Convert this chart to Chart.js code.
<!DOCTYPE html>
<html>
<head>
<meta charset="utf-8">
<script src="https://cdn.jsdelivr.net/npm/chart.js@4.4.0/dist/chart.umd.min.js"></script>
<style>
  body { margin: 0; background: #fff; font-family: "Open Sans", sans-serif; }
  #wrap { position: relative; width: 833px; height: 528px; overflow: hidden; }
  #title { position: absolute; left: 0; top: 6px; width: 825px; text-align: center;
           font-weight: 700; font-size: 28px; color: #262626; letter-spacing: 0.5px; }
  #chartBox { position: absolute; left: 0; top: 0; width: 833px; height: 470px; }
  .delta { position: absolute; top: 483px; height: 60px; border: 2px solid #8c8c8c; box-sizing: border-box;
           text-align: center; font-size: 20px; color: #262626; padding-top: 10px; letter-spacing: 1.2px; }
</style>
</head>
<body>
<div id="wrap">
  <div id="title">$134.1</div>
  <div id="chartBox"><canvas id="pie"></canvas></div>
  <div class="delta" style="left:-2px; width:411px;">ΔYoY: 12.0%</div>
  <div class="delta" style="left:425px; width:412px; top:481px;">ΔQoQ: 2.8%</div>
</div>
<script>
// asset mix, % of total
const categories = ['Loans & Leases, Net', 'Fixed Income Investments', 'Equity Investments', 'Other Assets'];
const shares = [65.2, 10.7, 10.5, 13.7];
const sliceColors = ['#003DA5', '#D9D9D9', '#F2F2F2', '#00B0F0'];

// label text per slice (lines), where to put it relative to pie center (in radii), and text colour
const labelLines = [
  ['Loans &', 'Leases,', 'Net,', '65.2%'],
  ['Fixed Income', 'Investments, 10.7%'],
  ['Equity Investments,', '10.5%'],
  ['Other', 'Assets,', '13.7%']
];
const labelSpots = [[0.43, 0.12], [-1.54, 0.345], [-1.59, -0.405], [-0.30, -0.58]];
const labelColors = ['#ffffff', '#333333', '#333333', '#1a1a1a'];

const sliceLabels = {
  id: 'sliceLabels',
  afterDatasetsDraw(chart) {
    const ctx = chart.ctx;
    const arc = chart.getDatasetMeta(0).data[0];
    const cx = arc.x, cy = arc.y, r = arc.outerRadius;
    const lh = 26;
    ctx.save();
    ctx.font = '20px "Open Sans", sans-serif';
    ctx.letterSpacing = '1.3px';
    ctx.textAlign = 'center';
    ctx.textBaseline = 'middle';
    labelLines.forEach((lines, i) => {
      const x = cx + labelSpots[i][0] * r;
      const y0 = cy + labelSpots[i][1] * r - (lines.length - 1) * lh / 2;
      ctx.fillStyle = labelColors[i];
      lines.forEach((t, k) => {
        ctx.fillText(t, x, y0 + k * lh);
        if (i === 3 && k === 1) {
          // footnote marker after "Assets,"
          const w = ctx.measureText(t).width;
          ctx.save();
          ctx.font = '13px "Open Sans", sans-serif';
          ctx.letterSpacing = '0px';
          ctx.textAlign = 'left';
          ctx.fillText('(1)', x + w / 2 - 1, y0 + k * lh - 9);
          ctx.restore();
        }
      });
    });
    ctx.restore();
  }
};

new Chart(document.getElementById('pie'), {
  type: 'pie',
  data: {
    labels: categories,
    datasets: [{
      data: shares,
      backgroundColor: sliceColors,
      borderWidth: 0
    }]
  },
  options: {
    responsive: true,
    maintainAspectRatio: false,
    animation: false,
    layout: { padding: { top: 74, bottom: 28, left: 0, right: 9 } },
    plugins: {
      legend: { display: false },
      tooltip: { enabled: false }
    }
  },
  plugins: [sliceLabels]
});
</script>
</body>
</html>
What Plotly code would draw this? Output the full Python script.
○ ○ ○ ○
• WRITTEN REQUEST
Repeat the material word for word from its opening line up to and including the line containing "['#ffffff', '#333333', '#333333', '#1a1a1a'];".

• EXERCISE RESPONSE
Convert this chart to Chart.js code.
<!DOCTYPE html>
<html>
<head>
<meta charset="utf-8">
<script src="https://cdn.jsdelivr.net/npm/chart.js@4.4.0/dist/chart.umd.min.js"></script>
<style>
  body { margin: 0; background: #fff; font-family: "Open Sans", sans-serif; }
  #wrap { position: relative; width: 833px; height: 528px; overflow: hidden; }
  #title { position: absolute; left: 0; top: 6px; width: 825px; text-align: center;
           font-weight: 700; font-size: 28px; color: #262626; letter-spacing: 0.5px; }
  #chartBox { position: absolute; left: 0; top: 0; width: 833px; height: 470px; }
  .delta { position: absolute; top: 483px; height: 60px; border: 2px solid #8c8c8c; box-sizing: border-box;
           text-align: center; font-size: 20px; color: #262626; padding-top: 10px; letter-spacing: 1.2px; }
</style>
</head>
<body>
<div id="wrap">
  <div id="title">$134.1</div>
  <div id="chartBox"><canvas id="pie"></canvas></div>
  <div class="delta" style="left:-2px; width:411px;">ΔYoY: 12.0%</div>
  <div class="delta" style="left:425px; width:412px; top:481px;">ΔQoQ: 2.8%</div>
</div>
<script>
// asset mix, % of total
const categories = ['Loans & Leases, Net', 'Fixed Income Investments', 'Equity Investments', 'Other Assets'];
const shares = [65.2, 10.7, 10.5, 13.7];
const sliceColors = ['#003DA5', '#D9D9D9', '#F2F2F2', '#00B0F0'];

// label text per slice (lines), where to put it relative to pie center (in radii), and text colour
const labelLines = [
  ['Loans &', 'Leases,', 'Net,', '65.2%'],
  ['Fixed Income', 'Investments, 10.7%'],
  ['Equity Investments,', '10.5%'],
  ['Other', 'Assets,', '13.7%']
];
const labelSpots = [[0.43, 0.12], [-1.54, 0.345], [-1.59, -0.405], [-0.30, -0.58]];
const labelColors = ['#ffffff', '#333333', '#333333', '#1a1a1a'];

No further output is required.